This demonstration may be stated as follows:—Since the chords are equal, they are congruent; and therefore the segments, being similar, must be congruent.
PROP. XXV.—Problem.
An arc (ABC) of a circle being given, it is required to describe the whole circle.
Sol.—Take any three points A, B, C in the arc. Join AB, BC. Bisect AB in D, and BC in E. Erect DF, EF at right angles to AB, BC; then F, the point of intersection, will be the centre of the circle.
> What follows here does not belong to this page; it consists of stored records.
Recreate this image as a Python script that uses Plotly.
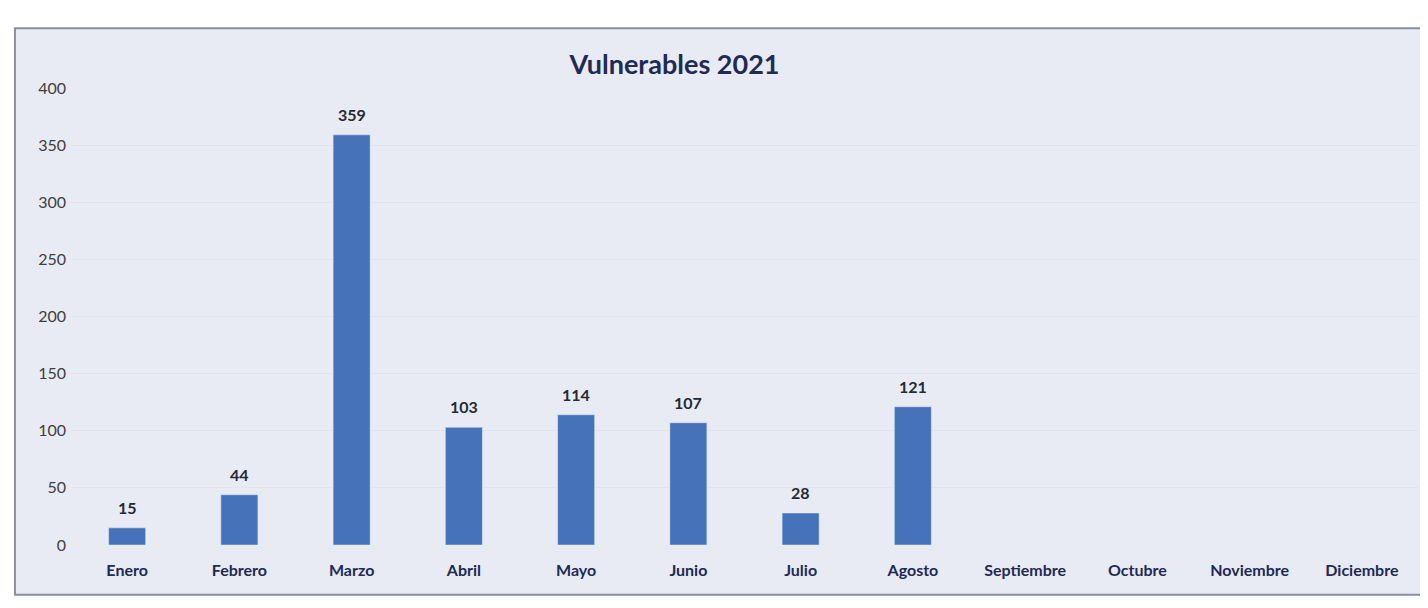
import plotly.graph_objects as go

months = ["Enero", "Febrero", "Marzo", "Abril", "Mayo", "Junio", "Julio", "Agosto",
          "Septiembre", "Octubre", "Noviembre", "Diciembre"]
values = [15, 44, 359, 103, 114, 107, 28, 121, None, None, None, None]
y_ticks = [0, 50, 100, 150, 200, 250, 300, 350, 400]

fig = go.Figure(go.Bar(
    x=months, y=values,
    marker=dict(color="#4672b9"), width=0.33,
))

for m, v in zip(months, values):
    if v is not None:
        fig.add_annotation(x=m, y=v, text=f"<b>{v}</b>", showarrow=False,
                           yanchor="bottom", yshift=9,
                           font=dict(family="Lato", size=16, color="#262a36"))

fig.update_layout(
    width=1420, height=600,
    margin=dict(l=63, r=10, t=80, b=63),
    paper_bgcolor="#ffffff", plot_bgcolor="#e8ebf3",
    title=dict(text="<b>Vulnerables 2021</b>", xref="paper", x=0.448, xanchor="center",
               y=0.905, yanchor="middle",
               font=dict(family="Lato", size=27, color="#1f2a55")),
    showlegend=False,
    font=dict(family="Lato"),
    shapes=[dict(type="rect", xref="paper", yref="paper", x0=-0.0416, x1=1.003, y0=-0.109, y1=1.131,
                 line=dict(color="#8a8f98", width=2), fillcolor="#e8ebf3", layer="below")],
)
fig.update_xaxes(tickfont=dict(family="Lato", size=16, color="#1f2a55", weight="bold"),
                 showline=False, showgrid=False, ticks="", ticklabelstandoff=14)
fig.update_yaxes(range=[0, 400], tickvals=y_ticks, showgrid=True, gridcolor="#e0e3eb",
                 zeroline=False, tickfont=dict(family="Lato", size=16, color="#404040"),
                 ticklabelstandoff=4)

fig.write_html("out.html")
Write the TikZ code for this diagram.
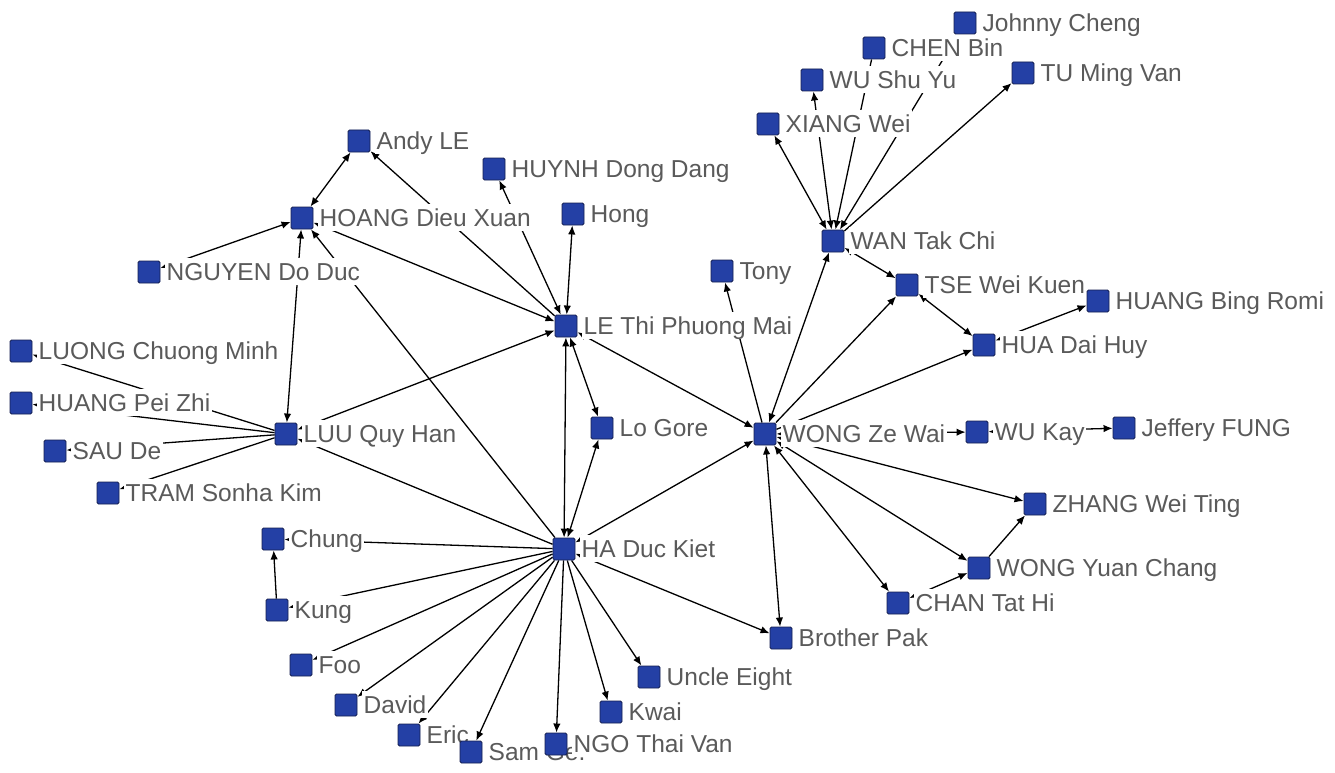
\documentclass[tikz,border=0pt]{standalone}
\usepackage{fontspec}
\setmainfont{Liberation Sans}
\usetikzlibrary{arrows.meta}
\definecolor{nodeblue}{RGB}{36,64,165}
\definecolor{nodeedge}{RGB}{20,30,80}
\definecolor{labgray}{RGB}{90,90,90}
\pgfdeclarelayer{bglayer}
\pgfdeclarelayer{edgelayer}
\pgfdeclarelayer{labellayer}
\pgfsetlayers{bglayer,edgelayer,labellayer,main}
\tikzset{
  sq/.style={draw=nodeedge, fill=nodeblue, line width=0.9pt, rounded corners=1.5pt, minimum size=22pt, inner sep=0pt},
  lab/.style={fill=white, text=labgray, anchor=base west, inner xsep=1.5pt, inner ysep=2.5pt,
     text height=20pt, text depth=2pt, font=\fontsize{24.5}{28}\selectfont},
  edg/.style={line width=1.3pt, black},
  arr/.style={edg, -{Latex[length=9pt,width=7.5pt]}},
  bi/.style={edg, {Latex[length=9pt,width=7.5pt]}-{Latex[length=9pt,width=7.5pt]}}
}
\newcommand\Sq[3]{\node[sq] (#1) at (#2,#3) {};}
\newcommand\Lb[2]{\node[lab] (#1-l) at ([xshift=16pt,yshift=-8.8pt]#1.center) {#2};}
\begin{document}
\begin{tikzpicture}[x=1pt,y=-1pt]
\useasboundingbox (0,0) rectangle (1335,773);
\begin{pgfonlayer}{bglayer}
\fill[white] (0,0) rectangle (1335,773);
\end{pgfonlayer}
% squares
\Sq{Andy}{359}{141}
\Sq{HUYNH}{494}{169}
\Sq{HOANG}{302}{218}
\Sq{Hong}{573}{214}
\Sq{NGUYEN}{149}{272}
\Sq{LE}{566}{326}
\Sq{LUONG}{21}{351}
\Sq{HPZ}{21}{403}
\Sq{SAU}{55}{451}
\Sq{TRAM}{108}{493}
\Sq{LUU}{286}{434}
\Sq{LoGore}{602}{428}
\Sq{HA}{564}{549}
\Sq{Chung}{273}{539}
\Sq{Kung}{277}{610}
\Sq{Foo}{301}{665}
\Sq{David}{346}{705}
\Sq{Eric}{409}{735}
\Sq{Sam}{471}{752}
\Sq{NGO}{556}{744}
\Sq{Kwai}{611}{712}
\Sq{Uncle}{649}{677}
\Sq{Pak}{781}{638}
\Sq{WONG}{765}{434}
\Sq{Tony}{722}{271}
\Sq{WAN}{833}{241}
\Sq{XIANG}{768}{124}
\Sq{WUSY}{812}{80}
\Sq{CHEN}{874}{48}
\Sq{Johnny}{965}{23}
\Sq{TU}{1023}{73}
\Sq{TSE}{907}{285}
\Sq{HUA}{984}{345}
\Sq{HBR}{1098}{301}
\Sq{WUKay}{977}{432}
\Sq{Jeffery}{1124}{428}
\Sq{ZHANG}{1035}{504}
\Sq{WYC}{979}{568}
\Sq{CHAN}{898}{603}
% edges
\begin{pgfonlayer}{edgelayer}
\draw[bi] (HOANG) -- (Andy);
\draw[arr] (LE) -- (Andy);
\draw[bi] (HUYNH) -- (LE);
\draw[bi] (Hong) -- (LE);
\draw[bi] (HOANG) -- (LE);
\draw[bi] (NGUYEN) -- (HOANG);
\draw[bi] (HOANG) -- (LUU);
\draw[arr] (HA) -- (HOANG);
\draw[bi] (LUU) -- (LE);
\draw[arr] (LUU) -- (LUONG);
\draw[arr] (LUU) -- (HPZ);
\draw[arr] (LUU) -- (SAU);
\draw[arr] (LUU) -- (TRAM);
\draw[arr] (HA) -- (LUU);
\draw[bi] (LE) -- (HA);
\draw[bi] (LE) -- (LoGore);
\draw[bi] (LoGore) -- (HA);
\draw[bi] (LE) -- (WONG);
\draw[arr] (WONG) -- (Tony);
\draw[bi] (WONG) -- (WAN);
\draw[bi] (WAN) -- (XIANG);
\draw[bi] (WAN) -- (WUSY);
\draw[arr] (CHEN) -- (WAN);
\draw[arr] (Johnny) -- (WAN);
\draw[arr] (WAN) -- (TU);
\draw[bi] (WAN) -- (TSE);
\draw[arr] (WONG) -- (TSE);
\draw[bi] (TSE) -- (HUA);
\draw[arr] (WONG) -- (HUA);
\draw[bi] (HUA) -- (HBR);
\draw[bi] (WONG) -- (WUKay);
\draw[bi] (WUKay) -- (Jeffery);
\draw[bi] (WONG) -- (ZHANG);
\draw[bi] (WONG) -- (WYC);
\draw[arr] (WYC) -- (ZHANG);
\draw[bi] (CHAN) -- (WYC);
\draw[bi] (WONG) -- (CHAN);
\draw[bi] (WONG) -- (Pak);
\draw[bi] (HA) -- (Pak);
\draw[bi] (WONG) -- (HA);
\draw[arr] (HA) -- (Chung);
\draw[arr] (Kung) -- (Chung);
\draw[arr] (HA) -- (Kung);
\draw[arr] (HA) -- (Foo);
\draw[arr] (HA) -- (David);
\draw[arr] (HA) -- (Eric);
\draw[arr] (HA) -- (Sam);
\draw[arr] (HA) -- (NGO);
\draw[arr] (HA) -- (Kwai);
\draw[arr] (HA) -- (Uncle);
\end{pgfonlayer}
% labels
\begin{pgfonlayer}{labellayer}
\Lb{Andy}{Andy LE}
\Lb{HUYNH}{HUYNH Dong Dang}
\Lb{HOANG}{HOANG Dieu Xuan}
\Lb{Hong}{Hong}
\Lb{NGUYEN}{NGUYEN Do Duc}
\Lb{LE}{LE Thi Phuong Mai}
\Lb{LUONG}{LUONG Chuong Minh}
\Lb{HPZ}{HUANG Pei Zhi}
\Lb{SAU}{SAU De}
\Lb{TRAM}{TRAM Sonha Kim}
\Lb{LUU}{LUU Quy Han}
\Lb{LoGore}{Lo Gore}
\Lb{HA}{HA Duc Kiet}
\Lb{Chung}{Chung}
\Lb{Kung}{Kung}
\Lb{Foo}{Foo}
\Lb{David}{David}
\Lb{Eric}{Eric}
\Lb{Sam}{Sam Ge.}
\Lb{NGO}{NGO Thai Van}
\Lb{Kwai}{Kwai}
\Lb{Uncle}{Uncle Eight}
\Lb{Pak}{Brother Pak}
\Lb{WONG}{WONG Ze Wai}
\Lb{Tony}{Tony}
\Lb{WAN}{WAN Tak Chi}
\Lb{XIANG}{XIANG Wei}
\Lb{WUSY}{WU Shu Yu}
\Lb{CHEN}{CHEN Bin}
\Lb{Johnny}{Johnny Cheng}
\Lb{TU}{TU Ming Van}
\Lb{TSE}{TSE Wei Kuen}
\Lb{HUA}{HUA Dai Huy}
\Lb{HBR}{HUANG Bing Romi}
\Lb{WUKay}{WU Kay}
\Lb{Jeffery}{Jeffery FUNG}
\Lb{ZHANG}{ZHANG Wei Ting}
\Lb{WYC}{WONG Yuan Chang}
\Lb{CHAN}{CHAN Tat Hi}
\end{pgfonlayer}
\end{tikzpicture}
\end{document}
Dem.—Because DF bisects the chord AB and is perpendicular to it, it passes through the centre [i., Cor. 1]. In like manner EF passes through the centre. Hence the point F must be the centre; and the circle described from F as centre, with FA as radius, will be the circle required.
PROP. XXVI.—Theorem.
The four Propositions xxvi.–xxix. are so like in their enunciations that students frequently substitute one for another. The following scheme will assist in remembering them:—
| In Proposition | xxvi. are | given | angles | =, to | prove | arcs | =, |
| ,, | xxvii. | ,, | arcs | =, | ,, | angles | =, |
| ,, | xxviii. | ,, | chords | =, | ,, | arcs | =, |
| ,, | xxix. | ,, | arcs | =, | ,, | chords | =; |
so that Proposition xxvii. is the converse of xxvi., and xxix. of xxviii.
In equal circles (ACB, DFE), equal angles at the centres (AOB, DHE) or at the circumferences (ACB, DFE) stand upon equal arcs.